Os Lemurídeos são humanóides descendidos dos lêmures. São os ninfos (Daoine e Leanan Sidhe) principalmente, mas há outras espécies como os Pixies (homenagem ao Frank Black!) e os Faunos. São espécies naturais de florestas, predominantemente notívagas — e expostas, em eras geológicas passadas (ao menos assim dizem os criptoarqueólogos) a quantidades relativamente leves de emanação teratomórfica — não se sabe se é por causa disso, ou simplesmente a disposição natural do cérebro, mas os lemurídeos possuem certas habilidades naturais de encantamento. Sim, sou picareta e usei isso para justificar essas “habilidades de fada” de ilusões e confundir sentidos. A teratogenia afetou principalmente os pixies — microlêmures de dieta insetívora, que acabaram por ter fundidos padrões de insetos em seu próprio (uma espécie de transgenia), e hoje têm asas e outras características anatômicas queratinosas (substância que sempre existiu em seus organismos, que ganhou formas diferentes).
Os Vampiros nada mais são leanan sidhe amaldiçoados por Armide, a grande taumaturga siamesa que sustenta, de sua torre, as nuvens negras que cobrem a nação de Funère. Amaldiçoados em termos. Os leanan-sidhe tiveram contato com a civilização graças ao necromantes de Flória, em expedições às florestas pantanosas dos leanan-sidhe em busca da turfa, conhecida por preservar cadáveres, para seu próprio processo de embalsamamento. Os cadaveri (singular cadavere) não são bem uma raça, mas humanos de Flória estudantes dos processos de vida e morte que, para sobreviver a ela, desenvolveram um processo para embalsamar seus próprios corpos, evitando assim que se degradassem. O contato com os selvagens leanan-sidhe acabou por abrir a estes as portas da civilização e, passado o tempo, ficaram sofisticados, e a astuta Armide, seduzindo os acadêmicos necromânticos, roubou-lhes o processo secreto. E ela o aperfeiçoou, aproveitando-se do fato de que os leanan-sidhe são naturalmente hematófagos, mas procurando evitar o aspecto ressequido dos cadavere — por pura vaidade. Desenvolveu, em seu próprio corpo, um agente (semelhante a uma bactéria) que altera os processos metabólicos, “congelando” o envelhecimento. Claro que por um custo — o processo, oneroso, transformou os já hematófagos leanan em beberrões de sangue. A “bactéria” é passada pela mãe, na gestação — como são as mitocôndrias, flora intestinal, etc. –, logo, é transmissível apenas hereditariamente. Com o passar dos séculos, toda a população da área acabou vampira, à exceção de focos bárbaros de leanan-sidhe, raros e isolados.

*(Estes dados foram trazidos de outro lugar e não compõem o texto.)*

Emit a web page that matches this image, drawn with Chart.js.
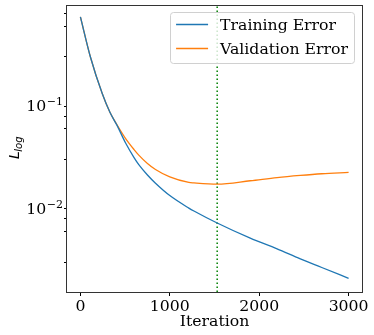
<!DOCTYPE html>
<html>
<head>
<meta charset="utf-8">
<script src="https://cdn.jsdelivr.net/npm/chart.js@4.4.1/dist/chart.umd.min.js"></script>
<style>
  html, body { margin: 0; padding: 0; background: #fff; }
  canvas { display: block; }
</style>
</head>
<body>
<canvas id="lossChart" width="374" height="335"></canvas>
<script>
// values
var iterations      = [0,     112,  243,   330,   411,    504,    600,    653,    750,    840,    1000,   1213,   1270,    1530,   1900,   2200,   2460,    2700,   3000];
var trainingError   = [0.736, 0.30, 0.133, 0.087, 0.0646, 0.0440, 0.0316, 0.0270, 0.0214, 0.0178, 0.0135, 0.0102, 0.00955, 0.0073, 0.0052, 0.0041, 0.00327, 0.0027, 0.00212];
var validationError = [0.736, 0.30, 0.133, 0.087, 0.0655, 0.0486, 0.0378, 0.0334, 0.0277, 0.0242, 0.0205, 0.0181, 0.0179,  0.0174, 0.0188, 0.0202, 0.0212,  0.0220, 0.0227];
var seriesLabels = ['Training Error', 'Validation Error'];
var seriesColors = ['#1f77b4', '#ff7f0e'];
var stopIteration = 1530;   // green dotted line
var xTicks = [0, 1000, 2000, 3000];
var xRange = [-150, 3150];
var yRange = [0.00156, 0.96];

var serif = "'DejaVu Serif', serif";
var fontPx = 15.7;

function toPoints(ys) {
    return iterations.map(function (x, i) { return { x: x, y: ys[i] }; });
}

function isDecade(v) {
    var l = Math.log10(v);
    return Math.abs(l - Math.round(l)) < 1e-9;
}

// log ticks: 1..9 x 10^k inside the range
var yTicks = [];
for (var e = -3; e <= 0; e++) {
    for (var m = 1; m <= 9; m++) {
        var v = m * Math.pow(10, e);
        if (v >= yRange[0] && v <= yRange[1]) yTicks.push(v);
    }
}

// box round the plot
var framePlugin = {
    id: 'frame',
    afterDatasetsDraw: function (chart) {
        var a = chart.chartArea, c = chart.ctx;
        c.save();
        c.strokeStyle = '#333';
        c.lineWidth = 1;
        c.strokeRect(Math.round(a.left) - 0.5, Math.round(a.top) + 0.5,
                     Math.round(a.right - a.left) + 1, Math.round(a.bottom - a.top));
        c.restore();
    }
};

// 10^-k labels and the L_log axis title
var labelsPlugin = {
    id: 'mathLabels',
    afterDraw: function (chart) {
        var c = chart.ctx, y = chart.scales.y;
        c.save();
        c.fillStyle = '#000';
        c.textBaseline = 'alphabetic';
        y.ticks.forEach(function (t) {
            if (!isDecade(t.value)) return;
            var py = y.getPixelForValue(t.value);
            var exp = '\u2212' + Math.abs(Math.round(Math.log10(t.value)));
            c.font = '11px ' + serif;
            var ew = c.measureText(exp).width;
            var right = y.right - 4;
            c.textAlign = 'right';
            c.fillText(exp, right, py - 1);
            c.font = fontPx + 'px ' + serif;
            c.fillText('10', right - ew - 0.5, py + 5);
        });

        // y title
        c.translate(19, 159);
        c.rotate(-Math.PI / 2);
        c.textAlign = 'left';
        c.font = 'italic 14px "DejaVu Sans", sans-serif';
        c.fillText('L', 0, 0);
        var lw = c.measureText('L').width;
        c.font = 'italic 10px "DejaVu Sans", sans-serif';
        c.fillText('log', lw - 0.5, 2.5);
        c.restore();
    }
};

var legendPlugin = {
    id: 'boxLegend',
    afterDraw: function (chart) {
        var c = chart.ctx, a = chart.chartArea;
        c.save();
        c.font = fontPx + 'px ' + serif;
        var tw = 0;
        seriesLabels.forEach(function (s) { tw = Math.max(tw, c.measureText(s).width); });
        var pad = 6, handle = 32, gap = 12;
        var w = pad + handle + gap + tw + pad;
        var h = 51;
        var x0 = a.right - 8 - w, y0 = a.top + 7.5;
        c.beginPath();
        c.roundRect(Math.round(x0) + 0.5, y0, Math.round(w), h, 3);
        c.fillStyle = 'rgba(255,255,255,0.8)';
        c.fill();
        c.strokeStyle = '#d0d0d0';
        c.lineWidth = 1;
        c.stroke();
        c.textAlign = 'left';
        c.textBaseline = 'middle';
        seriesLabels.forEach(function (s, i) {
            var ry = y0 + 12 + i * 24;
            c.strokeStyle = seriesColors[i];
            c.lineWidth = 1.5;
            c.beginPath();
            c.moveTo(x0 + pad, ry);
            c.lineTo(x0 + pad + handle, ry);
            c.stroke();
            c.fillStyle = '#000';
            c.fillText(s, x0 + pad + handle + gap, ry + 1);
        });
        c.restore();
    }
};

var ctx = document.getElementById('lossChart').getContext('2d');
var lossChart = new Chart(ctx, {
    type: 'line',
    data: {
        datasets: [{
            label: seriesLabels[0],
            data: toPoints(trainingError),
            borderColor: seriesColors[0],
            borderWidth: 1.3,
            pointRadius: 0,
            cubicInterpolationMode: 'monotone'
        }, {
            label: seriesLabels[1],
            data: toPoints(validationError),
            borderColor: seriesColors[1],
            borderWidth: 1.3,
            pointRadius: 0,
            cubicInterpolationMode: 'monotone'
        }, {
            label: 'stop',
            data: [{ x: stopIteration, y: yRange[0] }, { x: stopIteration, y: yRange[1] }],
            borderColor: '#008000',
            borderWidth: 1.5,
            borderDash: [1.5, 2.5],
            pointRadius: 0
        }]
    },
    options: {
        responsive: false,
        animation: false,
        layout: { padding: { top: 5, right: 12, left: 0, bottom: 0 } },
        plugins: {
            legend: { display: false },
            tooltip: { enabled: false }
        },
        scales: {
            x: {
                type: 'linear',
                min: xRange[0],
                max: xRange[1],
                afterBuildTicks: function (s) { s.ticks = xTicks.map(function (v) { return { value: v }; }); },
                afterFit: function (s) { s.height = 43; s.paddingLeft = 0; s.paddingRight = 0; },
                border: { display: false },
                grid: { drawOnChartArea: false, drawTicks: true, tickLength: 4, color: '#000' },
                ticks: {
                    callback: function (v) { return String(v); },
                    font: { family: serif, size: fontPx }, color: '#000', padding: 2, maxRotation: 0
                },
                title: { display: true, text: 'Iteration', font: { family: serif, size: fontPx }, color: '#000', padding: { top: 0, bottom: 4 } }
            },
            y: {
                type: 'logarithmic',
                min: yRange[0],
                max: yRange[1],
                afterBuildTicks: function (s) { s.ticks = yTicks.map(function (v) { return { value: v, major: isDecade(v) }; }); },
                afterFit: function (s) { s.width = 67; s.paddingTop = 0; s.paddingBottom = 0; },
                border: { display: false },
                grid: { drawOnChartArea: false, drawTicks: true, tickLength: 3, color: '#000' },
                ticks: { callback: function () { return ''; }, font: { family: serif, size: 14 } }
            }
        }
    },
    plugins: [framePlugin, labelsPlugin, legendPlugin]
});
</script>
</body>
</html>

Já os Katze são os mais fáceis — felinos evoluídos. Conseguem ficar eretos a maior parte do tempo –embora desloquem-se mais sobre quatro membros –, usar os membros anteriores como mãos, e são capazes de linguagem e cultura (ainda que falem os idiomas humanóides de forma desajeitada). Não são gente com orelha e rabo de gatinho — são grandes e esguios felinos (semelhantes a cheetahs) que aprenderam a usar ferramentas, e cuja a inteligência se desenvolveu como conseqüência.
Há outras coisas, mas essas são as mais “urgentes” por assim dizer. O Romância não morreu — apenas estava na reabilitação. Esperem por outros artigos por aqui, aí com mais detalhes — e ilustrações (predominantemente nesse padrão, e o logotipo, que deixei nas mãos de um designer profissional. O Romância em si já nasceu estranho demais, logo, tudo o que fiz foi deixar mais estranho. Quem não gostou da estranheza do tema, continuaria não gostando, mesmo que eu tivesse mantido os elfos e o escambau; quem gostou talvez goste mais dessa nova abordagem puxada pro new weird pastichento. Não sei. Vocês é que dizem.